Write out the opening lines of the data word for word, up to and including the line with "var y = d3.scaleLinear().domain([2.25, 6.5]).range([h", and leave every picture and every later line out.
--- Start of Provided material ---
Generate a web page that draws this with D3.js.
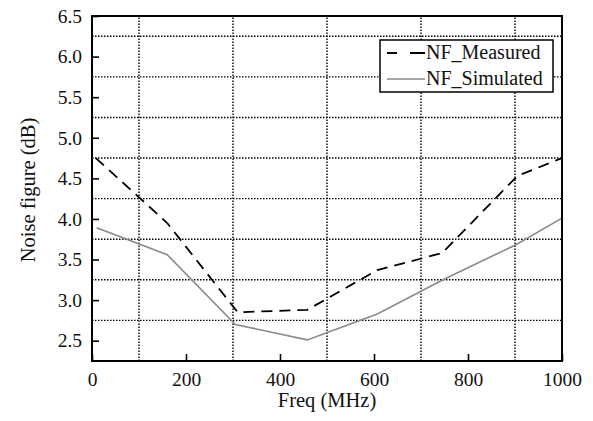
<!DOCTYPE html>
<html>
<head>
<meta charset="utf-8">
<script src="https://cdn.jsdelivr.net/npm/d3@7"></script>
<style>
body { margin: 0; background: #fff; }
</style>
</head>
<body>
<div id="chart"></div>
<script>
// width and height
var w = 593;
var h = 421;
var margin = {top: 16, right: 31, bottom: 60, left: 92};
var serif = "'Liberation Serif', 'Times New Roman', serif";

// data
var measFreq = [8, 160, 310, 458, 607, 745, 905, 1000];
var measNF = [4.75, 3.95, 2.85, 2.88, 3.37, 3.58, 4.53, 4.75];
var simFreq = [10, 160, 305, 458, 607, 750, 901, 1000];
var simNF = [3.89, 3.56, 2.70, 2.51, 2.83, 3.26, 3.68, 4.01];
var xTicks = [0, 200, 400, 600, 800, 1000];
var yTicks = [2.5, 3.0, 3.5, 4.0, 4.5, 5.0, 5.5, 6.0, 6.5];
var xGrid = [100, 300, 500, 700, 900];
var yGrid = [2.75, 3.25, 3.75, 4.25, 4.75, 5.25, 5.75, 6.25];

var measured = measFreq.map(function(f, i){ return [f, measNF[i]]; });
var simulated = simFreq.map(function(f, i){ return [f, simNF[i]]; });

var x = d3.scaleLinear().domain([0, 1000]).range([margin.left, w - margin.right]);
var y = d3.scaleLinear().domain([2.25, 6.5]).range([h - margin.bottom, margin.top]);

var svg = d3.select("#chart")
            .append("svg")
            .attr("width", w)
            .attr("height", h)
            .style("font-family", serif);

// dotted grid
svg.selectAll(".gx")
    .data(xGrid)
    .enter()
    .append("line")
    .attr("x1", function(d){ return x(d); })
    .attr("x2", function(d){ return x(d); })
    .attr("y1", y(2.25))
    .attr("y2", y(6.5))
    .attr("stroke", "#000")
    .attr("stroke-width", 1.4)
    .attr("stroke-dasharray", "1.5,1.5");

svg.selectAll(".gy")
    .data(yGrid)
    .enter()
    .append("line")
    .attr("x1", x(0))
    .attr("x2", x(1000))
    .attr("y1", function(d){ return y(d); })
    .attr("y2", function(d){ return y(d); })
    .attr("stroke", "#000")
    .attr("stroke-width", 1.4)
    .attr("stroke-dasharray", "1.5,1.5");

// axes with inward ticks
var xAxis = svg.append("g")
    .attr("transform", "translate(0," + y(2.25) + ")")
    .call(d3.axisBottom(x).tickValues(xTicks).tickSize(-7).tickPadding(11).tickFormat(d3.format("d")));
var yAxis = svg.append("g")
    .attr("transform", "translate(" + x(0) + ",0)")
    .call(d3.axisLeft(y).tickValues(yTicks).tickSize(-7).tickPadding(10).tickFormat(d3.format(".1f")));

[xAxis, yAxis].forEach(function(g){
    g.attr("font-family", null);
    g.select(".domain").remove();
    g.selectAll(".tick line").attr("stroke", "#000").attr("stroke-width", 1.6);
    g.selectAll(".tick text")
        .style("font-family", serif)
        .style("font-size", "19.5px")
        .attr("fill", "#111");
});

// lines
var line = d3.line()
    .x(function(d){ return x(d[0]); })
    .y(function(d){ return y(d[1]); });

svg.append("path")
    .datum(simulated)
    .attr("d", line)
    .attr("fill", "none")
    .attr("stroke", "#8a8a8a")
    .attr("stroke-width", 1.6);

svg.append("path")
    .datum(measured)
    .attr("d", line)
    .attr("fill", "none")
    .attr("stroke", "#000")
    .attr("stroke-width", 1.8)
    .attr("stroke-dasharray", "11,7");

// frame
svg.append("rect")
    .attr("x", x(0))
    .attr("y", y(6.5))
    .attr("width", x(1000) - x(0))
    .attr("height", y(2.25) - y(6.5))
    .attr("fill", "none")
    .attr("stroke", "#000")
    .attr("stroke-width", 2);

// legend
var lg = svg.append("g").attr("transform", "translate(380,40)");
lg.append("rect")
    .attr("width", 173)
    .attr("height", 52)
    .attr("fill", "#fff")
    .attr("stroke", "#000")
    .attr("stroke-width", 1.5);
lg.append("line")
    .attr("x1", 7).attr("x2", 45).attr("y1", 13).attr("y2", 13)
    .attr("stroke", "#000").attr("stroke-width", 1.8)
    .attr("stroke-dasharray", "10,13,15");
lg.append("line")
    .attr("x1", 7).attr("x2", 45).attr("y1", 39).attr("y2", 39)
    .attr("stroke", "#8a8a8a").attr("stroke-width", 1.6);
lg.append("text").attr("x", 46).attr("y", 19)
    .style("font-family", serif).style("font-size", "20px").attr("fill", "#111").text("NF_Measured");
lg.append("text").attr("x", 46).attr("y", 45)
    .style("font-family", serif).style("font-size", "20px").attr("fill", "#111").text("NF_Simulated");

// axis titles
svg.append("text")
    .attr("x", x(500))
    .attr("y", 407)
    .attr("text-anchor", "middle")
    .style("font-family", serif)
    .style("font-size", "20.5px")
    .attr("fill", "#111")
    .text("Freq (MHz)");

svg.append("text")
    .attr("transform", "translate(35,190) rotate(-90)")
    .attr("text-anchor", "middle")
    .style("font-family", serif)
    .style("font-size", "20.5px")
    .attr("fill", "#111")
    .text("Noise figure (dB)");
</script>
</body>
</html>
--- End of Provided material ---
Exercise result:
Generate a web page that draws this with D3.js.
<!DOCTYPE html>
<html>
<head>
<meta charset="utf-8">
<script src="https://cdn.jsdelivr.net/npm/d3@7"></script>
<style>
body { margin: 0; background: #fff; }
</style>
</head>
<body>
<div id="chart"></div>
<script>
// width and height
var w = 593;
var h = 421;
var margin = {top: 16, right: 31, bottom: 60, left: 92};
var serif = "'Liberation Serif', 'Times New Roman', serif";

// data
var measFreq = [8, 160, 310, 458, 607, 745, 905, 1000];
var measNF = [4.75, 3.95, 2.85, 2.88, 3.37, 3.58, 4.53, 4.75];
var simFreq = [10, 160, 305, 458, 607, 750, 901, 1000];
var simNF = [3.89, 3.56, 2.70, 2.51, 2.83, 3.26, 3.68, 4.01];
var xTicks = [0, 200, 400, 600, 800, 1000];
var yTicks = [2.5, 3.0, 3.5, 4.0, 4.5, 5.0, 5.5, 6.0, 6.5];
var xGrid = [100, 300, 500, 700, 900];
var yGrid = [2.75, 3.25, 3.75, 4.25, 4.75, 5.25, 5.75, 6.25];

var measured = measFreq.map(function(f, i){ return [f, measNF[i]]; });
var simulated = simFreq.map(function(f, i){ return [f, simNF[i]]; });

var x = d3.scaleLinear().domain([0, 1000]).range([margin.left, w - margin.right]);
var y = d3.scaleLinear().domain([2.25, 6.5]).range([h - margin.bottom, margin.top]);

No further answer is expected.